2009.04.29 in thoughts

The last day of Sophomore year (for me) just ended; instead of thinking any more about that, I thought I'd write about a handful of material(ish) possessions of mine that came at small monetary cost (to me or my family), but have since proved to be worth it time and time again. Most things don't stand out in this regard; they integrate themselves into my life, but they aren't something that I actively remember and enjoy every second of. These three, however, are things which have a value far greater than their price for the entertainment and experiences I've derived from them:

Firstly, our Firefly box set. At the time, it was a somewhat off-the-cuff purchase. Dad, Amy, and I had seen an episode or two on TV, had heard about it on the internet, and were awaiting the movie, but had no emotional attachment to the show. Now, a few years later, I can't begin to count the number of times I've watched and rewatched these fourteen episodes, nor can I possibly estimate the enjoyment I've received both during and between these watchings. Mom commented long ago, while the three of us were quite quietly caught up in the world of Malcolm Reynolds and Co., that those four DVDs were possibly the best 40$ she'd ever spent. I can't say I disagree. (Indeed; all three of my main computers at the moment are named after Firefly characters!)

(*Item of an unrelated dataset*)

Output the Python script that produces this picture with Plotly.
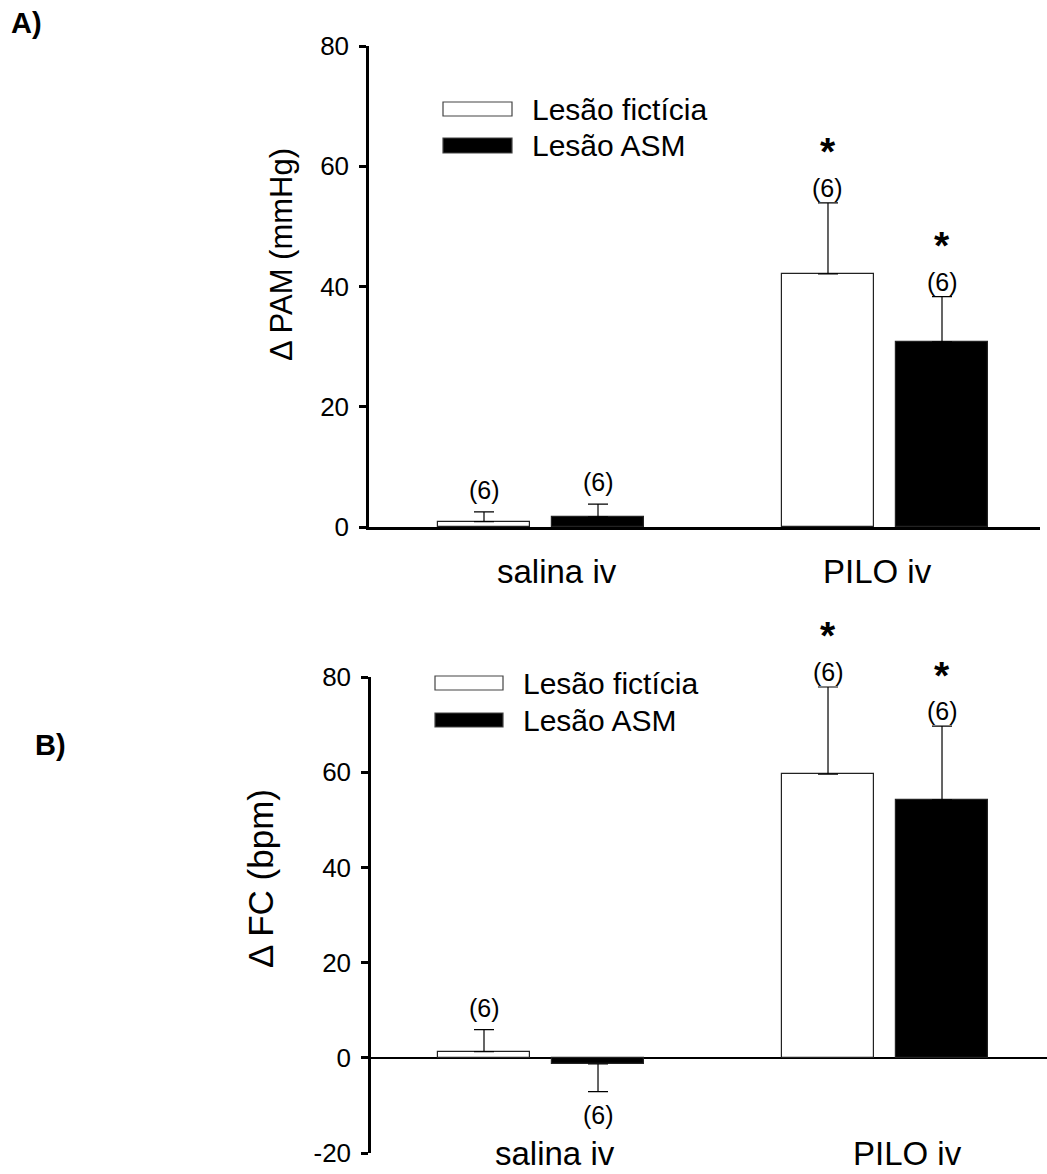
import plotly.graph_objects as go

W, H = 1047, 1174

# ---------------- data ----------------
categories = ["salina iv", "PILO iv"]
series_names = ["Lesão fictícia", "Lesão ASM"]

pam_ficticia = [0.9, 42.1]
pam_ficticia_err = [1.6, 11.8]
pam_asm = [1.7, 30.8]
pam_asm_err = [2.1, 7.5]

fc_ficticia = [1.3, 59.6]
fc_ficticia_err = [4.6, 18.3]
fc_asm = [-1.3, 54.2]
fc_asm_err = [5.8, 15.5]

n_labels = ["(6)", "(6)"]
signif = [False, True]  # asterisk per category

yticks_a = [0, 20, 40, 60, 80]
yticks_b = [-20, 0, 20, 40, 60, 80]
yticktext_b = ["-20", "0", "20", "40", "60", "80"]

# ---------------- style ----------------
FONT = "Arial, Liberation Sans, sans-serif"
BAR_W = 0.2674
CENTER_OFF = 0.1657
colors = ["white", "black"]

def px(v):  # vertical pixel -> paper
    return 1 - v / H

def pxx(v):
    return v / W

fig = go.Figure()

panels = [
    dict(xa="x", ya="y", vals=[pam_ficticia, pam_asm], errs=[pam_ficticia_err, pam_asm_err]),
    dict(xa="x2", ya="y2", vals=[fc_ficticia, fc_asm], errs=[fc_ficticia_err, fc_asm_err]),
]

annotations = []
xs = list(range(len(categories)))

for p in panels:
    for s in range(2):
        vals = p["vals"][s]
        errs = p["errs"][s]
        plus = [e if v >= 0 else 0 for v, e in zip(vals, errs)]
        minus = [e if v < 0 else 0 for v, e in zip(vals, errs)]
        off = (-CENTER_OFF if s == 0 else CENTER_OFF) - BAR_W / 2
        fig.add_trace(go.Bar(
            x=xs, y=vals, width=BAR_W, offset=off,
            marker=dict(color=colors[s], line=dict(color="#222", width=1.2)),
            error_y=dict(type="data", symmetric=False, array=plus, arrayminus=minus,
                         color="black", thickness=1.2, width=10),
            xaxis=p["xa"], yaxis=p["ya"], showlegend=False, name=series_names[s],
        ))
        for i, (v, e) in enumerate(zip(vals, errs)):
            cx = i + off + BAR_W / 2
            if v >= 0:
                top = v + e
                shift = 22 if not signif[i] else 15
                annotations.append(dict(x=cx, y=top, xref=p["xa"], yref=p["ya"], text=n_labels[i],
                                        showarrow=False, xanchor="center", yanchor="middle", yshift=shift,
                                        font=dict(family=FONT, size=25, color="black")))
                if signif[i]:
                    annotations.append(dict(x=cx, y=top, xref=p["xa"], yref=p["ya"], text="<b>*</b>",
                                            showarrow=False, xanchor="center", yanchor="middle", yshift=shift + 36,
                                            font=dict(family=FONT, size=39, color="black")))
            else:
                bot = v - e
                annotations.append(dict(x=cx, y=bot, xref=p["xa"], yref=p["ya"], text=n_labels[i],
                                        showarrow=False, xanchor="center", yanchor="middle", yshift=-23,
                                        font=dict(family=FONT, size=25, color="black")))

# category labels
cat_pos = [
    dict(xref="x", y=px(571), shifts=[16, -8]),
    dict(xref="x2", y=px(1153), shifts=[14, 22]),
]
for cp in cat_pos:
    for i, c in enumerate(categories):
        annotations.append(dict(x=i, y=cp["y"], xref=cp["xref"], yref="paper", text=c,
                                showarrow=False, xanchor="center", yanchor="middle", xshift=cp["shifts"][i],
                                font=dict(family=FONT, size=33, color="black")))

# axis titles
annotations.append(dict(x=pxx(281), y=px(255), xref="paper", yref="paper", text="Δ PAM (mmHg)",
                        textangle=-90, showarrow=False, xanchor="center", yanchor="middle",
                        font=dict(family=FONT, size=31, color="black")))
annotations.append(dict(x=pxx(260), y=px(879), xref="paper", yref="paper", text="Δ FC (bpm)",
                        textangle=-90, showarrow=False, xanchor="center", yanchor="middle",
                        font=dict(family=FONT, size=35, color="black")))

# panel labels
annotations.append(dict(x=pxx(26), y=px(23), xref="paper", yref="paper", text="<b>A)</b>",
                        showarrow=False, xanchor="center", yanchor="middle",
                        font=dict(family=FONT, size=29, color="black")))
annotations.append(dict(x=pxx(50), y=px(745), xref="paper", yref="paper", text="<b>B)</b>",
                        showarrow=False, xanchor="center", yanchor="middle",
                        font=dict(family=FONT, size=29, color="black")))

# legends (custom swatches)
shapes = []
legends = [
    dict(x0=443, x1=512, rows=[(102, 116), (138, 153)], tx=530),
    dict(x0=435, x1=503, rows=[(676, 690), (713, 727)], tx=521),
]
for lg in legends:
    for s, (y0, y1) in enumerate(lg["rows"]):
        shapes.append(dict(type="rect", xref="paper", yref="paper",
                           x0=pxx(lg["x0"]), x1=pxx(lg["x1"]), y0=px(y1), y1=px(y0),
                           fillcolor=colors[s], line=dict(color="#444", width=1.2)))
        annotations.append(dict(x=pxx(lg["tx"]), y=px((y0 + y1) / 2), xref="paper", yref="paper",
                                text=series_names[s], showarrow=False, xanchor="left", yanchor="middle",
                                font=dict(family=FONT, size=30, color="black")))

tickfont = dict(family=FONT, size=26, color="black")

fig.update_layout(
    width=W, height=H, margin=dict(l=0, r=0, t=0, b=0, pad=0, autoexpand=False),
    paper_bgcolor="white", plot_bgcolor="white",
    barmode="overlay", bargap=0,
    annotations=annotations, shapes=shapes,
    xaxis=dict(domain=[pxx(369), pxx(1040)], range=[-0.5, 1.4506], showline=True, linewidth=2.5,
               linecolor="black", ticks="", showticklabels=False, showgrid=False, zeroline=False,
               anchor="y", automargin=False),
    yaxis=dict(domain=[px(527), px(46)], range=[0, 80], tickvals=yticks_a, ticks="outside", ticklen=7,
               tickwidth=2.5, tickcolor="black", showline=True, linewidth=2.5, linecolor="black",
               showgrid=False, zeroline=False, tickfont=tickfont, anchor="x", ticklabelstandoff=5,
               automargin=False),
    xaxis2=dict(domain=[pxx(371), 1.0], range=[-0.4942, 1.4709], showline=False, ticks="",
                showticklabels=False, showgrid=False, zeroline=False, anchor="y2", automargin=False),
    yaxis2=dict(domain=[px(1153), px(677)], range=[-20, 80], tickvals=yticks_b, ticktext=yticktext_b,
                ticks="outside", ticklen=7,
                tickwidth=2.5, tickcolor="black", showline=True, linewidth=2.5, linecolor="black",
                showgrid=False, zeroline=True, zerolinecolor="black", zerolinewidth=1.5,
                tickfont=tickfont, anchor="x2", ticklabelstandoff=5, automargin=False),
)

fig.write_html("out.html")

Next, the Orange Box. I know this is a strange one, because I'm not a gamer; in fact, I only just finished playing through Half-Life 2 and the two episodes for the first time within the last week or so. However, this collection is more or less my only connection to the gaming world that many of my friends and colleagues so adore; I was introduced to it about a year ago by Mike and Nate, who insisted I play Portal. I sat, for five or six hours, without moving from the chair once, and finished the game — my first introduction to gaming post-PacMan, WASD+Mouse, and probably my single most enjoyable computing experience until Half-Life 2. Now, the story of Gordon and Alyx echoes in my head quite constantly (possibly because I only finished episode two a few days ago, but I hope it stays this way), and provides me yet another world in which to construct thoughts (both in my head, and in my occasional screwing around with the Source SDK, which I hope to soon resume after a few-month hiatus). In any case, this is another 40$ very well placed.

Finally, my Arduino. I've progressed on to breadboard- or PCB-mounted ATmega designs at this point, but this is where I got started again. About a decade ago (what!?!), Dad and I spent great deals of time playing around with Parallax's Basic Stamp, making various small devices, teaching me how to program with the then-obvious choice of language, and providing a platform for a young me to experiment. Robb convinced me to pick up electronics again last semester so we could build guitar-related stuff; while this particular reason didn't come to fruition, I invested a significant amount of money getting together anything I would need to complete any sort of small electronic project. I chose to grab an Arduino Diecimila while I was at it, so I had a microcontroller to tie things together. Since then, I've spent loads of time learning the ins and outs of the platform, building small things (and designing larger things), and in general trying to get acquainted with the internet's favorite microcontroller. More importantly than my own work, though, I've helped a countless number of people here at RPI on various little Arduino-based projects, providing experience, parts, or programmers — most significantly, Connor, with his various IED projects (one of which is turning into a summer job!). All for 20$.